E’ soltanto da circa un secolo che la scienza ha accertato (e accettato) l’esistenza degli atomi. Sembra incredibile se pensiamo che già nella Grecia antica filosofi e scienziati come Leucippo, Democrito ed Epicuro sostenevano che tutta la materia fosse costituita da atomi (che in greco significa appunto indivisibile).
Democrito propose la “teoria atomica”, secondo cui la materia è costituita da minuscole particelle, diverse tra loro, chiamate atomi, la cui unione dà origine a tutte le sostanze conosciute. Queste particelle erano la più piccola entità esistente e non potevano essere ulteriormente divise: per questo erano chiamate atomi.
Grande oppositore degli atomisti fu Aristotele che invece sosteneva che tutte le cose del mondo potevano essere divise all’infinito in particelle uguali fra loro.
Dobbiamo aspettare il XIX secolo quando John Dalton, chimico, fisico ed insegnante inglese, recupera la teoria di Democrito, rielaborandola ed aprendo la strada alla teoria atomica moderna.
Ci vorrà però ancora un secolo per fare chiarezza e far accettare a tutta la comunità scientifica internazionale l’esistenza (e la struttura) dell’atomo.
Un ruolo essenziale lo ha ricoperto il neozelandese Ernest Rutheford. Nel 1895 Rutheford si trasferisce in Inghilterra per studi post-laurea presso il Laboratorio Cavendish, dell’Università di Cambridge e nei tre anni di permanenza, rimane affascinato dalla radioattività e scopre tre tipi differenti di radiazione che chiamerà “alfa”, “beta” e “gamma”. Al giorno d’oggi ovviamente ci riferiamo ai raggi alfa e beta come particelle e non come raggi.
Nei primi dieci anni del 1900 Rutheford riusci’ a dimostrare che la crosta terrestre era vecchia di miliardi di anni. Può sembrare incredibile ma fino a Rutheford una parte non irrilevante degli scienziati, anche per un senso di sudditanza verso la Chiesa, accettava che l’età del nostro pianeta fosse quella descritta dall’Antico Testamento ovvero qualche migliaia di anni.
Qualche anno dopo Rutheford fu il primo scienziato a realizzare il sogno di ogni alchemista – la trasmutazione – ovvero la trasformazione di un elemento in un altro.
Con la scoperta delle particelle alfa il grande scienziato neozelandese si rese conto di avere in mano un formidabile strumento per studiare la struttura atomica.
Nel 1911, due suoi assistenti Geiger e Marsden fecero una serie di meticolosi esperimenti proiettando fasci di particelle alfa verso una sottilissima lamina d’oro.
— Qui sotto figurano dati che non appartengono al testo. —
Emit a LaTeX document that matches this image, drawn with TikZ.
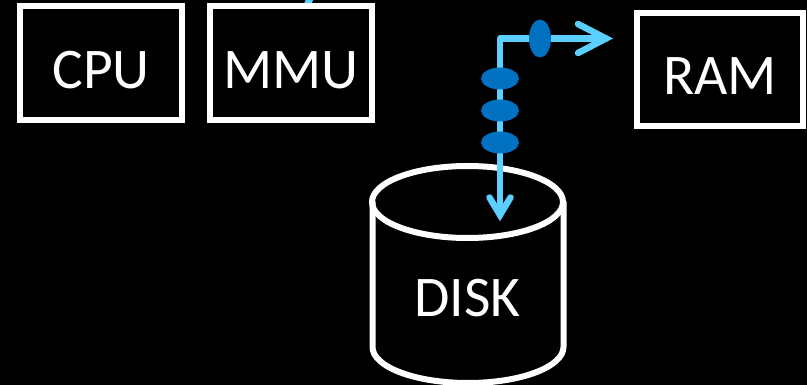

Sebbene la lamina fosse spessa decine di migliaia di atomi il fascio di particelle alfa la trapassava tranquillamente senza apprezzabili modificazione nella loro traiettoria.
Questo significava che gli atomi erano in gran parte fatti di spazio vuoto. La cosa più incredibile era che soltanto una particella alfa su 8.000 rimbalzava tornando indietro.
Rutheford si rese conto che questi risultati contrastavano con la struttura atomica a panettone teorizzata da Thompson.
Il solo modo per spiegare le osservazioni sperimentali era che tutta la carica positiva fosse concentrata in un volume piccolissimo cosi da massimizzare il suo effetto. La maggior parte della particelle alfa avrebbe cosi mancato il “bersaglio” e soltanto pochissime centrandolo sarebbe state respinte indietro.
Rutheford propose di chiamare questa concentrazione piccolissima di carica positiva “nucleo atomico” e propose un nuovo modello di struttura atomica consistente quasi interamente di spazio vuoto con un piccolissimo nucleo al centro circondato da elettroni orbitanti più piccoli.
Fu a questo punto che nel 1912, un giovane Niels Bohr, andando a lavorare con il grande Rutheford applicò per primo la teoria quantistica di Planck al modello atomico planetario di Rutheford per spiegarne la stabilità in anticipo sulla meccanica quantistica che fu pienamente sviluppata circa dieci anni dopo.